When No.229, 2/cpl J.Morphett, 1st Squadron AFC reported to Capt. P. Van Ryneveld, No 17 Squadron, RFC, on 13th June, 1916, he became the first member of the AFC (later RAAF) to go to an Australian air war station. This took place at a landing field near Port Tewfik, in the Suez Canal area of the Sinai Desert. "B Flight of No. 1 Squadron was to take over from 17 Squadron, RFC which was then to transfer to Salonica in Europe. Morphett was flight secretary to Captain Oswald Watt, commander of "B" Flight who, with other airmen, would be flying across from Cairo two days later. The other pilots were D. Badgery, D .T. Manwell, and W. Ashcroft.
Lt.

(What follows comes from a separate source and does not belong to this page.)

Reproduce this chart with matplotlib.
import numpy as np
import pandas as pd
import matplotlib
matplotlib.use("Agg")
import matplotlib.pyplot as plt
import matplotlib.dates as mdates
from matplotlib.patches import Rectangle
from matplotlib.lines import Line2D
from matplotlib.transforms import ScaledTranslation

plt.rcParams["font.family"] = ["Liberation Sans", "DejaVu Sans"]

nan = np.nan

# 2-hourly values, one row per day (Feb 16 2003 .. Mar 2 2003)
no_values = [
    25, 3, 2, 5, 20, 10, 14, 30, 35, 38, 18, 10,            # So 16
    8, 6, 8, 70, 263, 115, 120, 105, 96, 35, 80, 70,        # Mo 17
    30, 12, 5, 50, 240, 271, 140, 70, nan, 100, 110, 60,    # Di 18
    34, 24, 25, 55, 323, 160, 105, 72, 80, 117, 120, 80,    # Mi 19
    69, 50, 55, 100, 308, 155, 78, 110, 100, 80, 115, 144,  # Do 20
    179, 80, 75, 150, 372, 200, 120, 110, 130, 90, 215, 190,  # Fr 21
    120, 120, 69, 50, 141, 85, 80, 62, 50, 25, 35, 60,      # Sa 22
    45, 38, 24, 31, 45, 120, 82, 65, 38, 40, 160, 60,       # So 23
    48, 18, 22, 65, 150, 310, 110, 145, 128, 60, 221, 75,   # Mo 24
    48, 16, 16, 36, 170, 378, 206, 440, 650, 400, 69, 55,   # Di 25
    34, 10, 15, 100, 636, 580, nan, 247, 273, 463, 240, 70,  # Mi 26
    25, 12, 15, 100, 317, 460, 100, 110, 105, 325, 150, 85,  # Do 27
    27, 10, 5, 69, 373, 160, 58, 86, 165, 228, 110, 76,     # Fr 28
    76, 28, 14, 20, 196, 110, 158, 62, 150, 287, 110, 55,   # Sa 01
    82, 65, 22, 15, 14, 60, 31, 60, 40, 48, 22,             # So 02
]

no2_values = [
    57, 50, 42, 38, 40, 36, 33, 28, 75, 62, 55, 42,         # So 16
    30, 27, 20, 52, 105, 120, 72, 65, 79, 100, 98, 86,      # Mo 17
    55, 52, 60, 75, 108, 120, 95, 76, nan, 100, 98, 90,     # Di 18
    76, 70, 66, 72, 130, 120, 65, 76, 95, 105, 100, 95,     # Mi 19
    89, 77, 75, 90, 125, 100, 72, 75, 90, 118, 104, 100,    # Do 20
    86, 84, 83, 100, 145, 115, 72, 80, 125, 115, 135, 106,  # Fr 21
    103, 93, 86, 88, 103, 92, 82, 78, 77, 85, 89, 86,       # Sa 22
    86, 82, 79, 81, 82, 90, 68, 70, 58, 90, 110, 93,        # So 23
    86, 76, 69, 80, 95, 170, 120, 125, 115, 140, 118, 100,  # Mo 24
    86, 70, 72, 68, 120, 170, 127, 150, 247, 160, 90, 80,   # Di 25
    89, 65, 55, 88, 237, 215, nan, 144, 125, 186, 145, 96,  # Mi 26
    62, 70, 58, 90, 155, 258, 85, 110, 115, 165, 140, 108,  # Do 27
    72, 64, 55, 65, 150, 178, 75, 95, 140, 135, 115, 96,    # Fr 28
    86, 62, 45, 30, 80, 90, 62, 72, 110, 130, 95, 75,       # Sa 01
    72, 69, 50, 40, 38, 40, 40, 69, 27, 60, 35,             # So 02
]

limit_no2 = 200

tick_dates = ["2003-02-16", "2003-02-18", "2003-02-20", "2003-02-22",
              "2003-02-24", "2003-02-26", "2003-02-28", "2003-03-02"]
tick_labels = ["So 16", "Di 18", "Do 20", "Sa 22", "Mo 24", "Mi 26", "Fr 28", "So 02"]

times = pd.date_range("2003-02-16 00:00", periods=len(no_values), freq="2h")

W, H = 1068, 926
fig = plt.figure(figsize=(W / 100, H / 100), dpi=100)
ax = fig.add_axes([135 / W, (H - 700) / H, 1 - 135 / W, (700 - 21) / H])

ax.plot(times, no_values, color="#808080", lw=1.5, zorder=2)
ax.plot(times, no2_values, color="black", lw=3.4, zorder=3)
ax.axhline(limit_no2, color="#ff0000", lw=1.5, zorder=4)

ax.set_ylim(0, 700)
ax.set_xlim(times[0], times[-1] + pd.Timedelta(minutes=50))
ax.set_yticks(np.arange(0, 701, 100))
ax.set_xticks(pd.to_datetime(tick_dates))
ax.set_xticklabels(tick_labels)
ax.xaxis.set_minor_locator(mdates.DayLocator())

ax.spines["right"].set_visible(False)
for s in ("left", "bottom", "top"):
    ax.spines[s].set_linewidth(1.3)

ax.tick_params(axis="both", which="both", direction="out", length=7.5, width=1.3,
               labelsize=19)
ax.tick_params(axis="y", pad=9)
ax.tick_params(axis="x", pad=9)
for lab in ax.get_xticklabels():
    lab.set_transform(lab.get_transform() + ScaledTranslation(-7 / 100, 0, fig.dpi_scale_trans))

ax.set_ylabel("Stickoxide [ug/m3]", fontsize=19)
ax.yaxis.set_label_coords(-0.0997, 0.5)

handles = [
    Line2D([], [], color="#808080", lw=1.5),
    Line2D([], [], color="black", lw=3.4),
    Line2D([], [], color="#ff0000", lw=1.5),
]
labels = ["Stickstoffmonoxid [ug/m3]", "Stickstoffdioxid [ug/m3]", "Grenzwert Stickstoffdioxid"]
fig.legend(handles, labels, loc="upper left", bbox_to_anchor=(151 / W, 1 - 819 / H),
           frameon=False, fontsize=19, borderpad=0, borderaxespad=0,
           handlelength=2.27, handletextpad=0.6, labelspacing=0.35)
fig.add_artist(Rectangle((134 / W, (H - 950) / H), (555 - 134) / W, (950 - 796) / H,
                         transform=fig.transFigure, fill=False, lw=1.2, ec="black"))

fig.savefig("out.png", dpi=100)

Treloar, admin. officer, temporarily attached to No. 1 Squadron, signed takeover documents, and later proceeded to France.

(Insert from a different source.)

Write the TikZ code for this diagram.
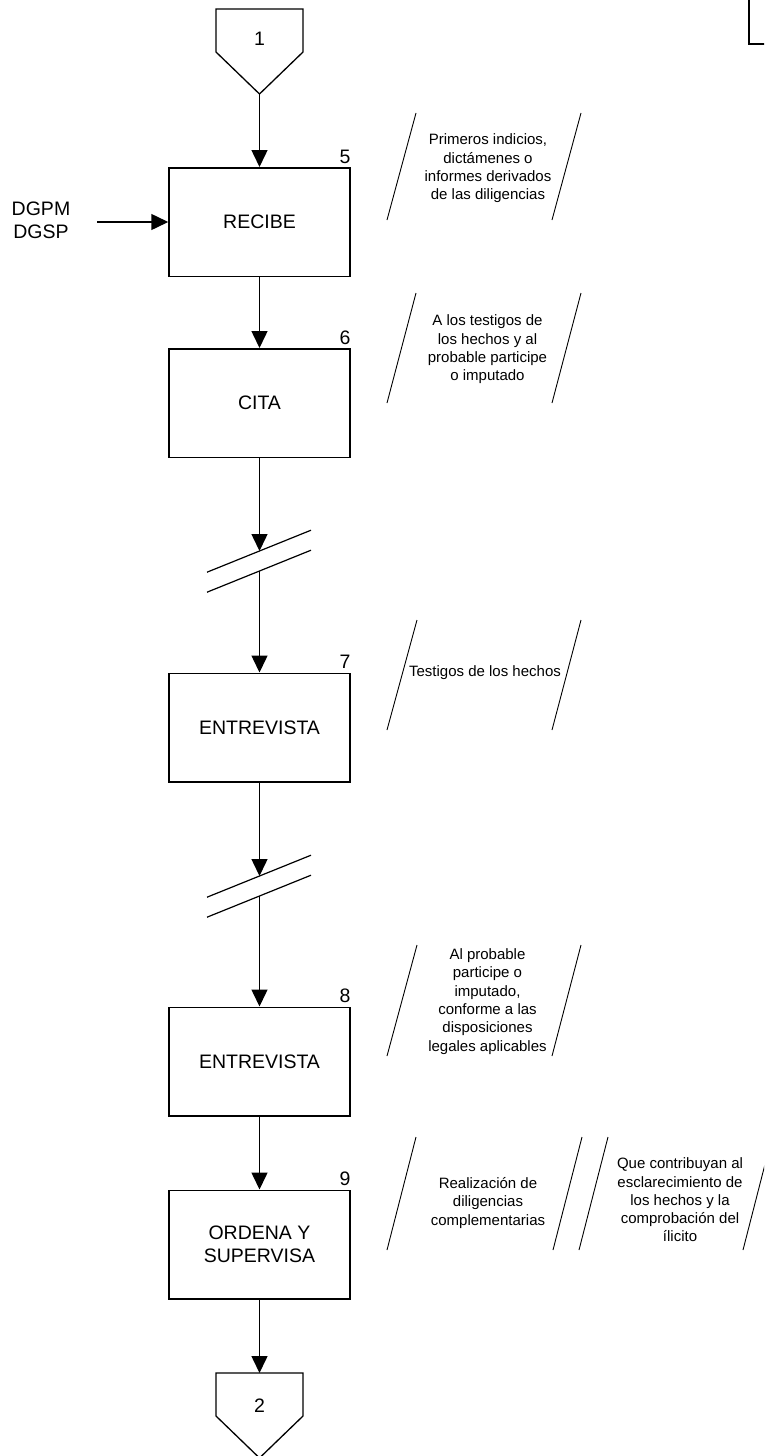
\documentclass[tikz,border=0pt]{standalone}
\usepackage{fontspec}
\setmainfont{Liberation Sans}
\usetikzlibrary{arrows.meta}
\begin{document}
\begin{tikzpicture}[x=1pt,y=-1pt,
  proc/.style={draw, line width=1.5pt, minimum width=181pt, minimum height=108.5pt, inner sep=0pt, font=\fontsize{19.5}{23.5}\selectfont, align=center},
  num/.style={anchor=south east, inner sep=0pt, font=\fontsize{19.5}{23}\selectfont},
  note/.style={align=center, inner sep=0pt, font=\fontsize{15}{18.3}\selectfont},
  flow/.style={line width=1.5pt, -{Triangle[length=17pt,width=16pt]}},
  plain/.style={line width=1.3pt},
  annline/.style={line width=0.9pt},
  brk/.style={line width=1.2pt}
]
\useasboundingbox (0,0) rectangle (764,1456);
\begin{scope}
\clip (0,0) rectangle (764,1456);

% top-right fragment
\draw[line width=2.3pt] (749,-2) -- (749,44) -- (770,44);

% off-page connector 1
\draw[plain] (216,9) -- (303,9) -- (303,52) -- (259.5,94) -- (216,52) -- cycle;
\node[font=\fontsize{19.5}{23}\selectfont] (c1) at (259.5,38.5) {1};
\coordinate (c1tip) at (259.5,94);

% boxes
\node[proc] (b5) at (259.5,222) {RECIBE};
\node[proc] (b6) at (259.5,403) {CITA};
\node[proc] (b7) at (259.5,727.5) {ENTREVISTA};
\node[proc] (b8) at (259.5,1061.5) {ENTREVISTA};
\node[proc] (b9) at (259.5,1244.5) {ORDENA Y\\SUPERVISA};

\node[num] (n5) at ([yshift=3.5pt]b5.north east) {5};
\node[num] (n6) at ([yshift=3.5pt]b6.north east) {6};
\node[num] (n7) at ([yshift=3.5pt]b7.north east) {7};
\node[num] (n8) at ([yshift=3.5pt]b8.north east) {8};
\node[num] (n9) at ([yshift=3.5pt]b9.north east) {9};

% input
\node[align=center, inner sep=0pt, font=\fontsize{19.5}{23}\selectfont] (dg) at (41,220.5) {DGPM\\DGSP};
\coordinate (dgstart) at (97,222);
\draw[flow] (dgstart) -- (b5.west);

% break marks
\coordinate (k1a) at (259.5,551);
\coordinate (k1b) at (259.5,571);
\draw[brk] (207,572.2) -- (311,530.2);
\draw[brk] (207,592.2) -- (311,550.2);
\coordinate (k2a) at (259.5,876);
\coordinate (k2b) at (259.5,896);
\draw[brk] (207,897.2) -- (311,855.2);
\draw[brk] (207,917.2) -- (311,875.2);

% off-page connector 2
\draw[plain] (216,1373) -- (303,1373) -- (303,1416) -- (259.5,1458) -- (216,1416) -- cycle;
\node[font=\fontsize{19.5}{23}\selectfont] (c2) at (259.5,1406) {2};
\coordinate (c2top) at (259.5,1373);

% flow connectors
\draw[flow] (c1tip) -- (b5.north);
\draw[flow] (b5.south) -- (b6.north);
\draw[flow] (b6.south) -- (k1a);
\draw[flow] (k1b) -- (b7.north);
\draw[flow] (b7.south) -- (k2a);
\draw[flow] (k2b) -- (b8.north);
\draw[flow] (b8.south) -- (b9.north);
\draw[flow] (b9.south) -- (c2top);

% annotations
\draw[annline] (416,113) -- (387,220);
\draw[annline] (581,113) -- (552,220);
\node[note] (a5) at (488,168.5) {Primeros indicios,\\dictámenes o\\informes derivados\\de las diligencias};

\draw[annline] (416,293) -- (387,403);
\draw[annline] (581,293) -- (552,403);
\node[note] (a6) at (487.5,349.5) {A los testigos de\\los hechos y al\\probable participe\\o imputado};

\draw[annline] (417,620) -- (387,730);
\draw[annline] (581,620) -- (552,730);
\node[note] (a7) at (485,673) {Testigos de los hechos};

\draw[annline] (417,945) -- (387,1056);
\draw[annline] (581,945) -- (552,1056);
\node[note] (a8) at (487.5,1001.5) {Al probable\\participe o\\imputado,\\conforme a las\\disposiciones\\legales aplicables};

\draw[annline] (416,1137) -- (387,1250);
\draw[annline] (582,1137) -- (553,1250);
\node[note] (a9) at (488,1203) {Realización de\\diligencias\\complementarias};

\draw[annline] (608,1137) -- (579,1250);
\draw[annline] (772,1137) -- (743,1250);
\node[note] (a9b) at (680,1200) {Que contribuyan al\\esclarecimiento de\\los hechos y la\\comprobación del\\ílicito};
\end{scope}
\end{tikzpicture}
\end{document}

“B” Flight was promptly bombed by the enemy.
First Aircraft
Captain Watt's B.E.2c No. 4520 would be the first Australian machine into action. It had the familiar 90h.p. R.A.F. air-cooled motor so beloved (!) of "B" Flight mechanics. Three other B.E.’s made up the fleet. Unfortunately Dave Manwell had the honor of the first prang when he stood his machine on its nose during a sand storm. The R.F.C. air crews promptly put the Australian flyers through their briefings and on June 22nd they moved out quite confident the Aussies could take good care of themselves.
Famous War Airmen
Another unit, "A" Flight under Capt. Sheldon arrived for a brief stay en route to a Western Desert station. And during June others who were destined to make air history handed their still empty log books to Cpl. Morphett for safe keeping. They included Lts. L. J. Wackett, Peter Drummond, J. Bell, W. J. Y. Guilfoyle and A.W.L. Ellis. Among observers attached from army units were 2/Lts Lord Glentworth, Yeomanry, and W. Rutherford (Light Horse).
First Armaments
Jack Morphett remembers the First B.E.’s having .303 rifles strapped to intersection struts. But none of the crew reported having shot anything. Lt Wackett soon had machine guns fitted on to wobbly mountings. The idea seemed to be that an enemy would obligingly fly into the line of fire to be shot at. The reverse happened when Capt. Watt and Viscount Glentworth returned with bullet holes each side of them. It was drinks on the House of Lords, even for the mechanics. Bomb racks were also wired under the B.E.'s and on July 13th Lt. Ashcroft raided a locality known as Ain Sudr with four twenty pound bombs. Two were enough to obliterate a Turkish camp, but the trip out and back almost used up all fuel and they just scraped home. But air history was made.
Watch Lawrence.
"It was my job to wire flight reports to 54th Division each day, also to receive daily instructions,” Cpl. Morphett noted in his diary. On one occasion Red Sea shipping was to be guarded as important people were usually on board. These Included Lieut. T. Lawrence: "something to do with the Arabs!” Two years later Morphett was to transcribe Lawrence's dispatches for H.Q. Army.